Clark felt the same way.

IF 12-YEAR-OLD KEI’TREL could see where 22-year-old Kei’Trel is in life, he’d never believe it, Clark says now.

Academics were always a priority in the Clark household, said Tom Hall, Clark’s coach at Manchester High School in Midlothian, Virginia. Hall would know better than most. His wife, Kendall, taught Clark in the fourth grade at Crenshaw Elementary. Clark’s mom, Anelia Vaughn, was strict about schoolwork. If Clark didn’t get good enough grades, she’d take something away from him as a punishment, Hall remembered.

Clark worked at his academics and it paid off in high school. He graduated from Manchester with a GPA over 3.0 while taking advanced courses, Hall said. When it came time for college, Vaughn stressed the academic part of the schools Clark was looking to play football at.

Once in college, Clark had a mandate from his mother.

“She was like, ‘You’re going to get that education. You're going to graduate,’” Clark recounted.

And he did, in four years, while going to two schools after transferring to Louisville from Liberty and majoring in communications.

Bryan Brown, Clark's defensive coordinator at Louisville who now holds the same role at the University of Cincinnati, pointed out how studious the cornerback was.

“He had courses to where he had to do a good bit of reading and he enjoyed that because that's what he wanted to do,” Brown said. “But he's a guy that's going to do his schoolwork and get it done.”

Clark understood how important graduating was, not only to his mother but to his two younger brothers. Even at a young, formative age, he understood what kind of role model he was to his siblings.

“Every day I wake up, my goal is to be my best self and represent the name on my back, and that's ‘Clark,’" he said. “So, at the end of the day, I have two little brothers that's coming after me, and I got numerous of other little brothers that's in my hometown that look up to me.

“I just got to make sure that I'm letting them know this is what you have to do to be a successful man.”

Clark knew how to fill the role of that exemplar. During the first of a three-day draft party at his home in Virginia, he welcomed some kids from the youth football league he played in as a child. He signed their jerseys, took pictures and talked to them about being in the same place as them just a few years ago.

After the draft, Clark continued to practice what he preached.

He spent some time at the fields of his youth football league -- which, coincidentally, had the Cardinals as its mascot -- taking pictures, and hanging out with the players and their families. Then he went back to his high school and talked to those players.

“Where he grew up is very blue collar,” Hall said. “... For him to accomplish everything that he's done and he's always come back and he's always given back to his community, I'm proud of that.

“I know his family's proud of that as well.”


IT WAS A joyful, emotional and overwhelming two weeks for Clark and his mother from the moment he got the call from the Cardinals on April 29 to the moment he walked across the stage at the KFC Yum!

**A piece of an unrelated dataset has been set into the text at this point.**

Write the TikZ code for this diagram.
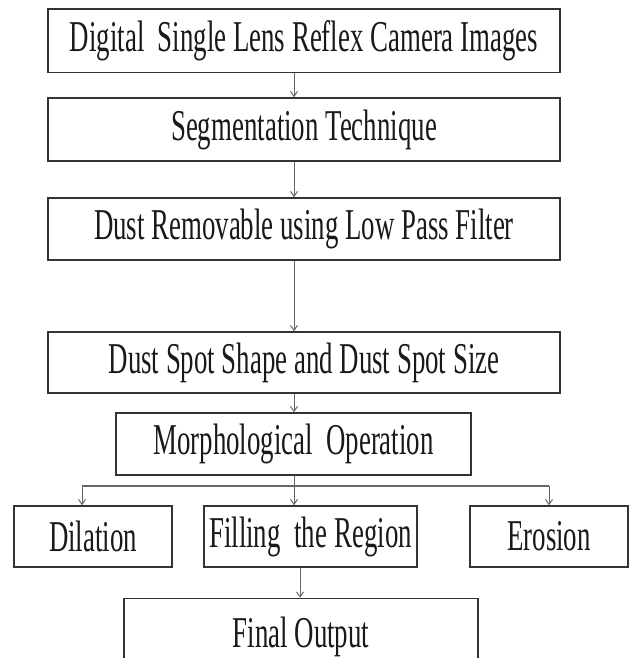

Center in downtown Louisville.

About 15 members of his family packed a Sprinter van and made the eight-hour drive from Virginia to Louisville.

Vaughn’s high didn’t seem to subside from the moment her son was drafted to when he graduated.

“It's kind of like she hadn't had time to really sit and rejoice in the moment,” Clark said. “But, man, she texts me every day, saying, ‘I'm missing my baby. I'm happy for you.’

“I'm just so happy to be able to make her happy and make her smile and set the foundation for all of the little ones that's coming after me, as well.”

The moment caught up to Clark as he drove to graduation. He teared up thinking, “Man, this is really happening to you right now.”

Walking across the stage, the same emotions he experienced on draft day washed over him again.

“I felt like I got drafted again,” Clark said. “It was just amazing.”

Now Clark is settled in the desert, preparing for his rookie season with the Cardinals, degree in hand.

“It is bigger than football,” Clark said. “My diploma is going to last me for the rest of my life and we all know that football has a time limit on it.

“Even if I played 10, 15 years, it's going to end at some point, but I would still have that degree at the end of the day.”